ASML benefited from high ASPs of leading-edge lithography tools that were in high demand in the first-half of the year, which played a part in closing the gap considerably. Canon, the often regarded ‘also ran’ of the lithography market climbed several places to be ranked 7th, one position below Nikon. Canon would seem to have benefited from LCD sales that were very strong at the beginning of 2008, with revenue decline less than its Japanese rival Nikon, which has less exposure to the LCD market.

Dainippon Screen moved up a position to 8th, while Advantest fell from 7th to 13th on rapidly declining sales, highlighting the IC test specialist’s ongoing troubles as it depends on the memory market for much of its business. 

VLSI Research noted that the Top 15 suppliers continued to dominate sales, accounting for nearly 70% of the total IC manufacturing equipment market. Broken down by sector, 11 of the 15 suppliers are wafer processing suppliers, two supply test equipment, and one supplies both wafer processing and assembly equipment.

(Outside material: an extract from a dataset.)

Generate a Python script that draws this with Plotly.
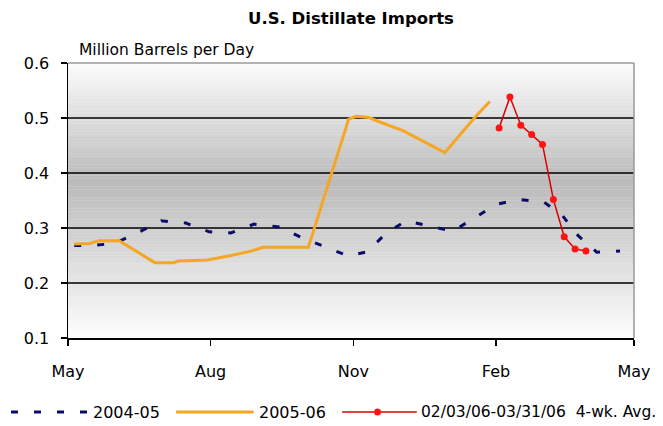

On a regional basis, European suppliers gained market share slightly, the impact of ASML holding revenue declines to only 15%. North American and Japan based suppliers lost 1% of share. According to the market research firm U.S. based suppliers held 45.7% of the market. Japanese suppliers held 35.6% and European suppliers held 18.7% share.

With capital equipment sales expected to continue to fall heavily in 2009, perhaps by as much as 50% over 2008 levels, companies with greater exposure to the memory markets could experience relatively higher revenue declines than those with less exposure, creating conditions for a potential shake-out in the rankings.